1. The problem statement, all variables and given/known data
Sketch the graph of the polynomial function. Make sure your graph shows all intercepts and exhibits the proper behavior. No calculator allowed.

P(x)=x(x-3)(x+2)

2. Relevant equations
P(x)=x(x-3)(x+2)

3. The attempt at a solution
P(x)=x(x-3)(x+2)
0(x-3)(x+2)=0
x(3-3)(x+2)=0
x(x-3)(-2+2)=0
Zeros: 0, 3, -2
Degree: 1+1+1=3 (Odd)
Leading Coefficient: 1 (Positive)
Multiplicities: 1, 1, 1

Therefore, I have X-Intercepts at all of the zeros. However, I am confused as to how I determine what direction the graph goes at different intervals and whether it bounces or goes through the zeros. Any help is greatly appreciated.

2. Oct 26, 2008

rock.freak667

Find the stationary points by putting P'(x)=0

3. Oct 27, 2008

Enjoicube

There's a reason this is the pre-cal thread, no matter how much some like to ignore the title. Although it is a lot easier with calculus,I suggest you find out what lies in between the zeroes (positive values or negative values). In fact,as a good way to guess, pick x values halfway between the zeroes for substitution.

4. Oct 27, 2008

HallsofIvy

If x> 3, then all of x, x-3, and x+2 are positive so x(x-3)(x+ 2) is positive.
If 0< x< 3, then x and x+2 are positive but x-3 is negative so x(x-3)(x+2) is negative.
If -2< x< 0, then x+ 2 is positive but x and x-3 are negative so x(x-3)(x+2) is positive.
If x< -2 then all of x, x-3, and x+2 are negative so x(x-3)(x+2) is negative.
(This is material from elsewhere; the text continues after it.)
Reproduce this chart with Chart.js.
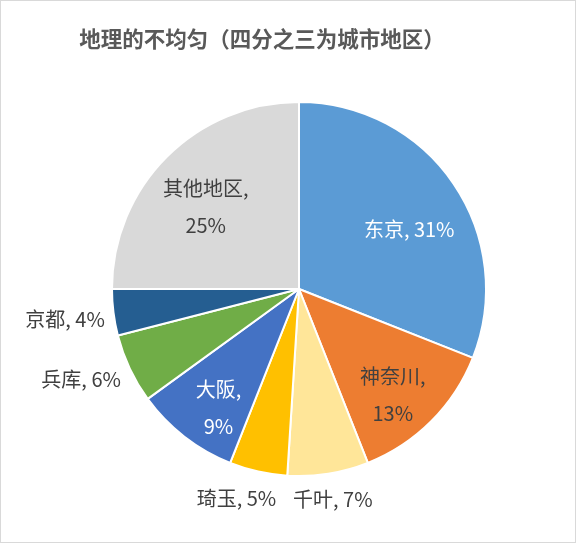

That should be exactly what you need.

5. Oct 27, 2008

jacksonpeeble

What's that supposed to mean? This work is from my class, called "Honors Trigonometry and Pre-calculus."

Thank you to HallsOfIvy and everyone else that contributed, that was exactly what I needed!

6. Oct 27, 2008

Enjoicube

P'(x) means the derivative with respect to x, which I am guessing you wouldn't have learned by now because that is in calculus.